## Begin

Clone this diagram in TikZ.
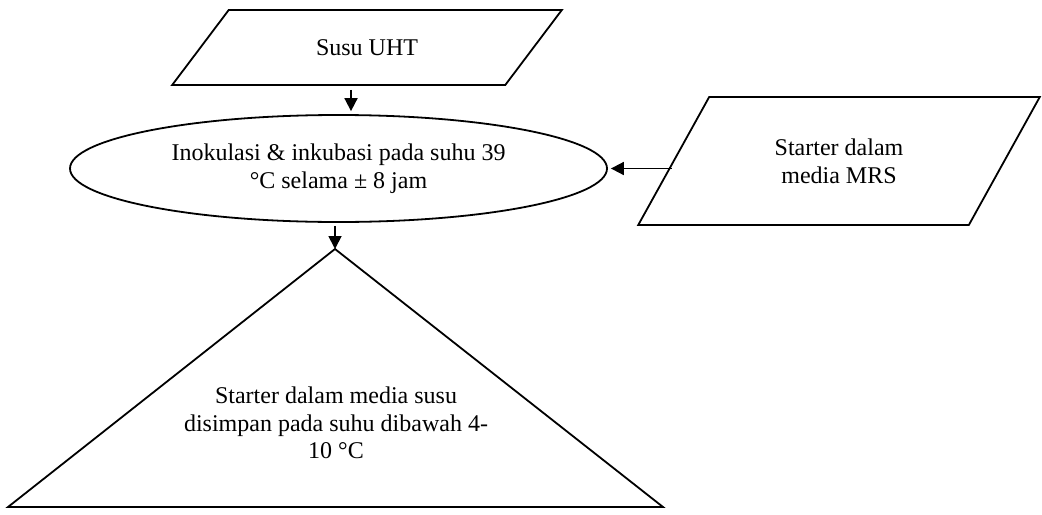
\documentclass[tikz,border=0pt]{standalone}
\usepackage{fontspec}
\setmainfont{Liberation Serif}
\usepackage{tikz}
\usetikzlibrary{shapes,arrows,positioning,calc,arrows.meta}

\begin{document}
\begin{tikzpicture}[x=0.5pt, y=-0.5pt, font=\fontsize{12}{13.8}\selectfont, line width=0.9pt,
        datain/.style={trapezium, draw, trapezium stretches=true, align=center, inner sep=0pt},
        arr/.style={-{Triangle[length=6.5pt,width=6.5pt]}}]
        \useasboundingbox (0,0) rectangle (1042,514);
        \node[datain, trapezium left angle=37.7, trapezium right angle=142.3,
            minimum width=195pt, minimum height=37.5pt] (uht) at (367,47.5) {Susu UHT};
        \node[ellipse, draw, minimum width=268.5pt, minimum height=53.5pt, align=center] (inok) at (338.5,168.5)
            {Inokulasi \& inkubasi pada suhu 39\\°C selama ± 8 jam};
        \node[datain, trapezium left angle=51.7, trapezium right angle=128.3,
            minimum width=202pt, minimum height=64pt] (mrs) at (839,161) {Starter dalam\\media MRS};
        
        \coordinate (apex) at (335,249);
        \coordinate (bl) at (8,507);
        \coordinate (br) at (663,507);
        \draw (apex) -- (br) -- (bl) -- cycle;
        \node[align=center] (store) at (336,423) {Starter dalam media susu\\disimpan pada suhu dibawah 4-\\10 °C};
        
        \coordinate (a1) at ($(uht.south)+(-16,4)$);
        \draw[arr, shorten >=1.5pt] (a1) -- (a1 |- inok.north);
        \draw[arr] ([yshift=-1.5pt]inok.south -| apex) -- (apex);
        \coordinate (a3) at ($(inok.east)+(64,0)$);
        \draw[arr, shorten >=1.5pt] (a3) -- (inok.east);
    \end{tikzpicture}
\end{document}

## End

§ What you need to do
Write out the whole listing exactly, and drop the pictures.

§ Answer to this task
Clone this diagram in TikZ.
\documentclass[tikz,border=0pt]{standalone}
\usepackage{fontspec}
\setmainfont{Liberation Serif}
\usepackage{tikz}
\usetikzlibrary{shapes,arrows,positioning,calc,arrows.meta}

\begin{document}
\begin{tikzpicture}[x=0.5pt, y=-0.5pt, font=\fontsize{12}{13.8}\selectfont, line width=0.9pt,
        datain/.style={trapezium, draw, trapezium stretches=true, align=center, inner sep=0pt},
        arr/.style={-{Triangle[length=6.5pt,width=6.5pt]}}]
        \useasboundingbox (0,0) rectangle (1042,514);
        \node[datain, trapezium left angle=37.7, trapezium right angle=142.3,
            minimum width=195pt, minimum height=37.5pt] (uht) at (367,47.5) {Susu UHT};
        \node[ellipse, draw, minimum width=268.5pt, minimum height=53.5pt, align=center] (inok) at (338.5,168.5)
            {Inokulasi \& inkubasi pada suhu 39\\°C selama ± 8 jam};
        \node[datain, trapezium left angle=51.7, trapezium right angle=128.3,
            minimum width=202pt, minimum height=64pt] (mrs) at (839,161) {Starter dalam\\media MRS};
        
        \coordinate (apex) at (335,249);
        \coordinate (bl) at (8,507);
        \coordinate (br) at (663,507);
        \draw (apex) -- (br) -- (bl) -- cycle;
        \node[align=center] (store) at (336,423) {Starter dalam media susu\\disimpan pada suhu dibawah 4-\\10 °C};
        
        \coordinate (a1) at ($(uht.south)+(-16,4)$);
        \draw[arr, shorten >=1.5pt] (a1) -- (a1 |- inok.north);
        \draw[arr] ([yshift=-1.5pt]inok.south -| apex) -- (apex);
        \coordinate (a3) at ($(inok.east)+(64,0)$);
        \draw[arr, shorten >=1.5pt] (a3) -- (inok.east);
    \end{tikzpicture}
\end{document}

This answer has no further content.